The story of staffing, and why it's about to change again.
How we got here, and where we're going.
The Relationship Era
Before the Internet
Recruiting ran on relationships—calls, handshakes, and reputations earned over years. Your edge was who you knew and how fast you could move when a req opened.
Information moved slowly by design. Lists were private, trust was local, and the best recruiters won by showing up—again and again—until clients believed them.
It was inefficient in hindsight, but it was human. And for a long time, that humanity was the product.
The Job Board Era
The Internet changed everything.
Jobs went online overnight. Postings scaled, candidates scrolled, and speed became the default setting for an entire industry.
Visibility exploded—but so did noise. More applicants didn’t always mean better applicants, and recruiters spent more time filtering than placing.

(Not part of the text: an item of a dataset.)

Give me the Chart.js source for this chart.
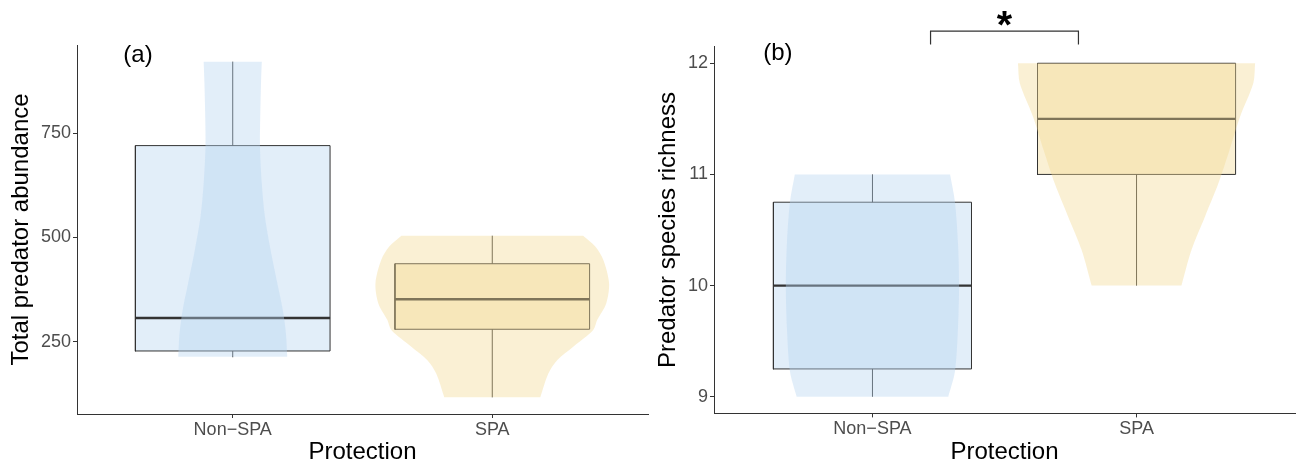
<!DOCTYPE html>
<html><head><meta charset="utf-8">
<script src="https://cdn.jsdelivr.net/npm/chart.js@4.4.1/dist/chart.umd.min.js"></script>
<style>
html,body{margin:0;padding:0;background:#fff;}
#wrap{position:relative;width:1300px;height:464px;overflow:hidden;}
canvas{position:absolute;top:0;}
#ca{left:0;} #cb{left:650px;}
</style></head><body>
<div id="wrap"><canvas id="ca" width="650" height="464"></canvas><canvas id="cb" width="650" height="464"></canvas></div>
<script>
// ---------- data ----------
const categories = ['Non\u2212SPA', 'SPA'];
const catPos = [1, 2];

// Panel (a): Total predator abundance
const abundMin = [213, 117];
const abundQ1  = [228, 280];
const abundMed = [307, 352];
const abundQ3  = [720, 437];
const abundMax = [921, 504];
const abundTicks = [250, 500, 750];
const abundRange = [77, 961];
const abundViolinNonSPAVals   = [214, 270, 326, 390, 470, 550, 630, 718, 790, 870, 921];
const abundViolinNonSPAWidths = [0.210, 0.205, 0.193, 0.172, 0.146, 0.124, 0.112, 0.105, 0.106, 0.109, 0.112];
const abundViolinSPAVals   = [117, 174, 206, 238, 278, 302, 342, 390, 446, 478, 504];
const abundViolinSPAWidths = [0.185, 0.216, 0.250, 0.312, 0.389, 0.404, 0.439, 0.450, 0.428, 0.397, 0.350];

// Panel (b): Predator species richness
const richMin = [9, 10];
const richQ1  = [9.25, 11];
const richMed = [10, 11.5];
const richQ3  = [10.75, 12];
const richMax = [11, 12];
const richTicks = [9, 10, 11, 12];
const richRange = [8.85, 12.15];
const richViolinNonSPAVals   = [9, 9.23, 9.62, 10, 10.38, 10.75, 11];
const richViolinNonSPAWidths = [0.287, 0.3125, 0.324, 0.328, 0.324, 0.3125, 0.294];
const richViolinSPAVals   = [10, 10.32, 10.62, 10.92, 11.22, 11.52, 11.82, 12];
const richViolinSPAWidths = [0.170, 0.208, 0.259, 0.310, 0.352, 0.392, 0.442, 0.449];

// significance annotation (panel b)
const sigBracketX = [1.22, 1.78];
const sigBracketY = [12.17, 12.29];
const sigLabel = '*';
const sigLabelPos = [1.5, 12.40];

// ---------- styles ----------
const FONT = '"Liberation Sans", Arial, Helvetica, sans-serif';
Chart.defaults.font.family = FONT;
const fills = ['rgba(183,212,240,0.4)', 'rgba(242,217,148,0.4)'];
const LINE = '#333333';
const BOXHALF = 0.375;

function boxDatasets(mn, q1, md, q3, mx) {
  const ds = [];
  catPos.forEach((c, i) => {
    ds.push({data: [{x:c-BOXHALF,y:q1[i]},{x:c+BOXHALF,y:q1[i]},{x:c+BOXHALF,y:q3[i]},{x:c-BOXHALF,y:q3[i]},{x:c-BOXHALF,y:q1[i]}],
      fill: 'shape', backgroundColor: fills[i], borderColor: LINE, borderWidth: 1, borderJoinStyle: 'miter', borderCapStyle: 'square', tension: 0, order: 3});
    ds.push({data: [{x:c-BOXHALF,y:md[i]},{x:c+BOXHALF,y:md[i]}], fill: false, borderColor: LINE, borderWidth: 2.4, tension: 0, order: 2});
    if (mx[i] > q3[i]) ds.push({data: [{x:c,y:q3[i]},{x:c,y:mx[i]}], fill: false, borderColor: LINE, borderWidth: 1, order: 2});
    if (mn[i] < q1[i]) ds.push({data: [{x:c,y:mn[i]},{x:c,y:q1[i]}], fill: false, borderColor: LINE, borderWidth: 1, order: 2});
  });
  return ds;
}
function violinDataset(c, vals, widths, color) {
  const pts = [];
  const n = vals.length;
  // right side, bottom -> top (corner points repeated so the flat ends stay flat)
  pts.push({x: c + widths[0], y: vals[0]});
  for (let k = 0; k < n; k++) pts.push({x: c + widths[k], y: vals[k]});
  pts.push({x: c + widths[n-1], y: vals[n-1]});
  // left side, top -> bottom
  pts.push({x: c - widths[n-1], y: vals[n-1]});
  for (let k = n - 1; k >= 0; k--) pts.push({x: c - widths[k], y: vals[k]});
  pts.push({x: c - widths[0], y: vals[0]});
  return {data: pts, fill: 'shape', backgroundColor: color, borderWidth: 0, borderColor: 'rgba(0,0,0,0)', tension: 0.3, order: 1};
}

function makeScales(ticksArr, range, yTitle, yWidth, yTitlePad, xHeight) {
  return {
    x: {
      type: 'linear', min: 0.4, max: 2.6,
      afterBuildTicks: s => { s.ticks = catPos.map(v => ({value: v})); },
      afterFit: s => { s.height = xHeight; },
      grid: {drawOnChartArea: false, drawTicks: true, tickLength: 4, color: LINE, lineWidth: 1},
      border: {display: true, color: LINE, width: 1},
      ticks: {callback: (v, i) => categories[i], color: '#4d4d4d', font: {size: 18}, padding: 1, maxRotation: 0, autoSkip: false},
      title: {display: true, text: 'Protection', color: '#000', font: {size: 24, lineHeight: 1}, padding: {top: 0, bottom: 0}}
    },
    y: {
      type: 'linear', min: range[0], max: range[1],
      afterBuildTicks: s => { s.ticks = ticksArr.map(v => ({value: v})); },
      afterFit: s => { s.width = yWidth; },
      grid: {drawOnChartArea: false, drawTicks: true, tickLength: 4, color: LINE, lineWidth: 1},
      border: {display: true, color: LINE, width: 1},
      ticks: {color: '#4d4d4d', font: {size: 18}, padding: 2},
      title: {display: true, text: yTitle, color: '#000', font: {size: 24, lineHeight: 1}, padding: {top: yTitlePad, bottom: 0}}
    }
  };
}

function labelPlugin(txt, pos, star) {
  return {
    id: 'annot',
    afterDatasetsDraw(chart) {
      const ctx = chart.ctx, xs = chart.scales.x, ys = chart.scales.y;
      ctx.save();
      ctx.fillStyle = '#000';
      ctx.textAlign = 'center';
      ctx.textBaseline = 'middle';
      ctx.font = '24px ' + FONT;
      ctx.fillText(txt, xs.getPixelForValue(pos[0]), ys.getPixelForValue(pos[1]));
      if (star) {
        ctx.font = 'bold 100px ' + FONT;
        const m = ctx.measureText(sigLabel);
        const h100 = m.actualBoundingBoxAscent + m.actualBoundingBoxDescent;
        const size = 100 * 15 / h100;
        ctx.font = 'bold ' + size + 'px ' + FONT;
        ctx.textBaseline = 'alphabetic';
        const m2 = ctx.measureText(sigLabel);
        const cx = xs.getPixelForValue(sigLabelPos[0]);
        const cy = ys.getPixelForValue(sigLabelPos[1]);
        const base = cy + (m2.actualBoundingBoxAscent - m2.actualBoundingBoxDescent) / 2;
        ctx.fillText(sigLabel, cx, base);
      }
      ctx.restore();
    }
  };
}

// ---------- chart (a) ----------
new Chart(document.getElementById('ca'), {
  type: 'line',
  data: {datasets: [
    ...boxDatasets(abundMin, abundQ1, abundMed, abundQ3, abundMax),
    violinDataset(catPos[0], abundViolinNonSPAVals, abundViolinNonSPAWidths, fills[0]),
    violinDataset(catPos[1], abundViolinSPAVals, abundViolinSPAWidths, fills[1])
  ]},
  options: {
    responsive: false, animation: false, devicePixelRatio: 1,
    layout: {padding: {left: 0, right: 2, top: 45, bottom: 0}},
    elements: {point: {radius: 0, hoverRadius: 0}},
    plugins: {legend: {display: false}, tooltip: {enabled: false}},
    events: [],
    scales: makeScales(abundTicks, abundRange, 'Total predator abundance', 77, 9, 50)
  },
  plugins: [labelPlugin('(a)', [0.635, 937], false)]
});

// ---------- chart (b) ----------
new Chart(document.getElementById('cb'), {
  type: 'line',
  data: {datasets: [
    ...boxDatasets(richMin, richQ1, richMed, richQ3, richMax),
    violinDataset(catPos[0], richViolinNonSPAVals, richViolinNonSPAWidths, fills[0]),
    violinDataset(catPos[1], richViolinSPAVals, richViolinSPAWidths, fills[1]),
    {data: [{x:sigBracketX[0],y:sigBracketY[0]},{x:sigBracketX[0],y:sigBracketY[1]},{x:sigBracketX[1],y:sigBracketY[1]},{x:sigBracketX[1],y:sigBracketY[0]}],
     fill: false, borderColor: LINE, borderWidth: 1.2, borderJoinStyle: 'miter', tension: 0, clip: false, order: 0}
  ]},
  options: {
    responsive: false, animation: false, devicePixelRatio: 1,
    layout: {padding: {left: 0, right: 5, top: 46.6, bottom: 0}},
    elements: {point: {radius: 0, hoverRadius: 0}},
    plugins: {legend: {display: false}, tooltip: {enabled: false}},
    events: [],
    scales: makeScales(richTicks, richRange, 'Predator species richness', 64, 6, 50.6)
  },
  plugins: [labelPlugin('(b)', [0.642, 12.09], true)]
});
</script>
</body></html>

The job board didn’t replace relationships; it layered on top of them—and then demanded you move faster anyway.
The winners adapted: tighter processes, sharper messaging, and a relentless focus on time-to-fill.
The Tool Explosion
New Software, New Constraints
The ATS, the CRM, the sequencing tools, the sourcing stacks—each one promised leverage, and many delivered it—in isolation.
But tools don’t collaborate; people do. And when systems don’t talk, recruiters become human routers between software silos.
Compliance got easier to audit; collaboration across agencies didn’t. The industry got faster in places—and more fragmented everywhere else.
The constraint stopped being “access to candidates” and became “coordination cost.”
The Network Era
Where the industry is headed
The next chapter isn’t another tool—it’s a better model: aligned incentives, transparent terms, and partners who actually want the same outcomes.
Staffing succeeds when trusted agencies can work together without turning every split into a negotiation and every submission into a gamble.
Networks win when they reduce coordination cost—so recruiters spend time on relationships that produce placements, not paperwork that produces risk.
That’s the shift MLSA is built for: compete less, place more—by working together on purpose.
Staffing has spent decades getting faster. It's time to get smarter. By working together.